_Directions_.
Print, word for word, the opening line of the data below and every line after it through the line that contains "ax.set_facecolor(bg)", but not the pictures.

_Source material_.
------------

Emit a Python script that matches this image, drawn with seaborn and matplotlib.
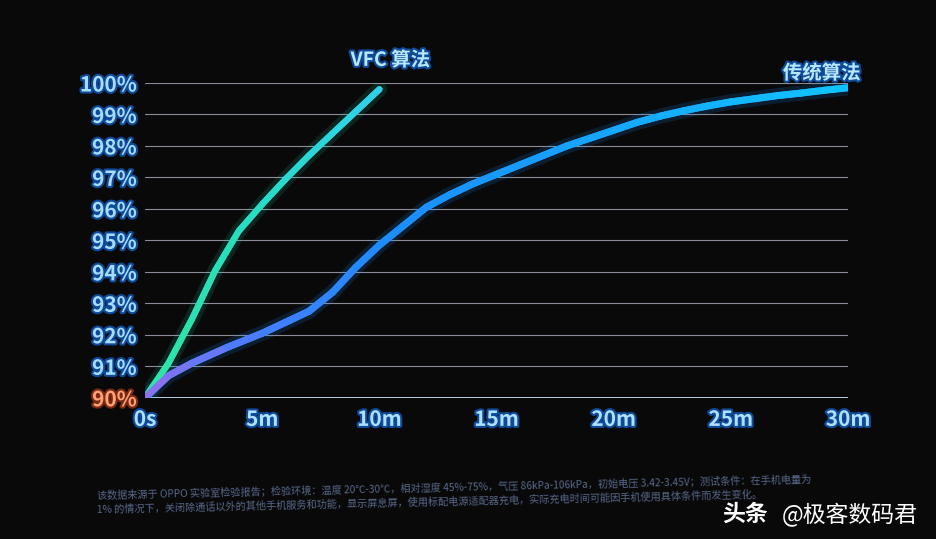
import numpy as np
import pandas as pd
import seaborn as sns
import matplotlib.pyplot as plt
import matplotlib.patheffects as pe
from matplotlib.collections import LineCollection
from matplotlib.colors import LinearSegmentedColormap

# data
vfc_t = [0, 1, 2, 3, 4, 5, 6, 7, 8, 9, 10]
vfc_pct = [90, 91.1, 92.5, 94.05, 95.3, 96.15, 96.95, 97.7, 98.4, 99.1, 99.8]

trad_t = [0, 1, 2, 3.5, 5, 6, 7, 8, 9, 10, 11, 12, 13, 14, 15, 16, 17, 18, 19, 20,
          21, 22, 23, 24, 25, 26, 27, 28, 29, 30]
trad_pct = [90, 90.7, 91.1, 91.6, 92.05, 92.4, 92.75, 93.35, 94.15, 94.85, 95.45, 96.05,
            96.45, 96.8, 97.1, 97.4, 97.7, 98.0, 98.25, 98.5, 98.75, 98.95, 99.12, 99.27,
            99.4, 99.5, 99.6, 99.68, 99.77, 99.85]

x_ticks = [0, 5, 10, 15, 20, 25, 30]
x_labels = ["0s", "5m", "10m", "15m", "20m", "25m", "30m"]
y_ticks = [90, 91, 92, 93, 94, 95, 96, 97, 98, 99, 100]
y_labels = ["90%", "91%", "92%", "93%", "94%", "95%", "96%", "97%", "98%", "99%", "100%"]

sns.set_theme(style="dark")
plt.rcParams['font.family'] = ['Noto Sans CJK SC', 'DejaVu Sans']

bg = "#0a0909"
fig = plt.figure(figsize=(9.36, 5.39), dpi=100, facecolor=bg)
ax = fig.add_axes([0.155, 0.262, 0.751, 0.584])
ax.set_facecolor(bg)

df_vfc = pd.DataFrame({"t": vfc_t, "pct": vfc_pct})
df_trad = pd.DataFrame({"t": trad_t, "pct": trad_pct})

# grid lines
for y in y_ticks[1:]:
    ax.axhline(y, color="#8c8c98", lw=0.8, zorder=1)
ax.axhline(90, color="#c8dcf0", lw=1.3, zorder=1)

# glow underneath
sns.lineplot(data=df_vfc, x="t", y="pct", ax=ax, color="#20e0c0", lw=11, alpha=0.13, zorder=2)
sns.lineplot(data=df_trad, x="t", y="pct", ax=ax, color="#1090ff", lw=11, alpha=0.16, zorder=2)
sns.lineplot(data=df_vfc, x="t", y="pct", ax=ax, color="#22dcc4", lw=4.5, zorder=3,
             solid_joinstyle="round", solid_capstyle="round")
sns.lineplot(data=df_trad, x="t", y="pct", ax=ax, color="#1a9cff", lw=5, zorder=3,
             solid_joinstyle="round", solid_capstyle="round")

# colour shift along the lines
def gradient(t, p, stops, lw):
    pts = np.array([t, p]).T.reshape(-1, 1, 2)
    segs = np.concatenate([pts[:-1], pts[1:]], axis=1)
    cmap = LinearSegmentedColormap.from_list("g", stops)
    mid = (np.array(t[:-1]) + np.array(t[1:])) / 2 / max(t)
    lc = LineCollection(segs, colors=cmap(mid), lw=lw, capstyle="round",
                        joinstyle="round", zorder=4)
    ax.add_collection(lc)

gradient(vfc_t, vfc_pct, ["#2ee6a0", "#26dcc8", "#30d0ec"], 4.5)
gradient(trad_t, trad_pct, [(0, "#9070f0"), (0.15, "#4a7cff"), (0.35, "#1c8cff"),
                            (1, "#10c4ff")], 5)

ax.set_xlim(0, 30)
ax.set_ylim(90, 100)
ax.set_xticks(x_ticks)
ax.set_yticks(y_ticks)
ax.set_xlabel("")
ax.set_ylabel("")
ax.grid(False)
for s in ax.spines.values():
    s.set_visible(False)
ax.tick_params(length=0)

glow = [pe.withStroke(linewidth=3, foreground="#0d4a9a")]
ax.set_xticklabels(x_labels, color="#b0e0ff", fontsize=15, fontweight="bold", path_effects=glow)
ax.set_yticklabels(y_labels, color="#a8dcff", fontsize=15, fontweight="bold", path_effects=glow)
ax.get_yticklabels()[0].set_color("#ffa27a")
ax.get_yticklabels()[0].set_path_effects([pe.withStroke(linewidth=3, foreground="#7a2a10")])
ax.tick_params(axis="x", pad=8)
ax.tick_params(axis="y", pad=6)

fig.text(0.417, 0.888, "VFC 算法", color="#b8e8ff", fontsize=14, fontweight="bold",
         ha="center", va="center", path_effects=glow)
fig.text(0.878, 0.864, "传统算法", color="#b8e8ff", fontsize=14, fontweight="bold",
         ha="center", va="center", path_effects=glow)

# footnote, slightly tilted like the photographed slide
note1 = ("该数据来源于 OPPO 实验室检验报告；检验环境：温度 20℃-30℃，相对湿度 45%-75%，"
         "气压 86kPa-106kPa，初始电压 3.42-3.45V；测试条件：在手机电量为")
note2 = ("1% 的情况下，关闭除通话以外的其他手机服务和功能，显示屏息屏，使用标配电源适配器充电，"
         "实际充电时间可能因手机使用具体条件而发生变化。")
fig.text(0.104, 0.082, note1, color="#56688a", fontsize=7.3, ha="left", va="center",
         rotation=1.3, rotation_mode="anchor")
fig.text(0.104, 0.054, note2, color="#56688a", fontsize=7.3, ha="left", va="center",
         rotation=1.3, rotation_mode="anchor")

fig.text(0.772, 0.045, "头条", color="#ffffff", fontsize=16.5, fontweight="bold",
         ha="left", va="center")
fig.text(0.980, 0.045, "@极客数码君", color="#ffffff", fontsize=16.5,
         ha="right", va="center")

fig.savefig("out.png", dpi=100, facecolor=bg)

------------

_Task result_.
Emit a Python script that matches this image, drawn with seaborn and matplotlib.
import numpy as np
import pandas as pd
import seaborn as sns
import matplotlib.pyplot as plt
import matplotlib.patheffects as pe
from matplotlib.collections import LineCollection
from matplotlib.colors import LinearSegmentedColormap

# data
vfc_t = [0, 1, 2, 3, 4, 5, 6, 7, 8, 9, 10]
vfc_pct = [90, 91.1, 92.5, 94.05, 95.3, 96.15, 96.95, 97.7, 98.4, 99.1, 99.8]

trad_t = [0, 1, 2, 3.5, 5, 6, 7, 8, 9, 10, 11, 12, 13, 14, 15, 16, 17, 18, 19, 20,
          21, 22, 23, 24, 25, 26, 27, 28, 29, 30]
trad_pct = [90, 90.7, 91.1, 91.6, 92.05, 92.4, 92.75, 93.35, 94.15, 94.85, 95.45, 96.05,
            96.45, 96.8, 97.1, 97.4, 97.7, 98.0, 98.25, 98.5, 98.75, 98.95, 99.12, 99.27,
            99.4, 99.5, 99.6, 99.68, 99.77, 99.85]

x_ticks = [0, 5, 10, 15, 20, 25, 30]
x_labels = ["0s", "5m", "10m", "15m", "20m", "25m", "30m"]
y_ticks = [90, 91, 92, 93, 94, 95, 96, 97, 98, 99, 100]
y_labels = ["90%", "91%", "92%", "93%", "94%", "95%", "96%", "97%", "98%", "99%", "100%"]

sns.set_theme(style="dark")
plt.rcParams['font.family'] = ['Noto Sans CJK SC', 'DejaVu Sans']

bg = "#0a0909"
fig = plt.figure(figsize=(9.36, 5.39), dpi=100, facecolor=bg)
ax = fig.add_axes([0.155, 0.262, 0.751, 0.584])
ax.set_facecolor(bg)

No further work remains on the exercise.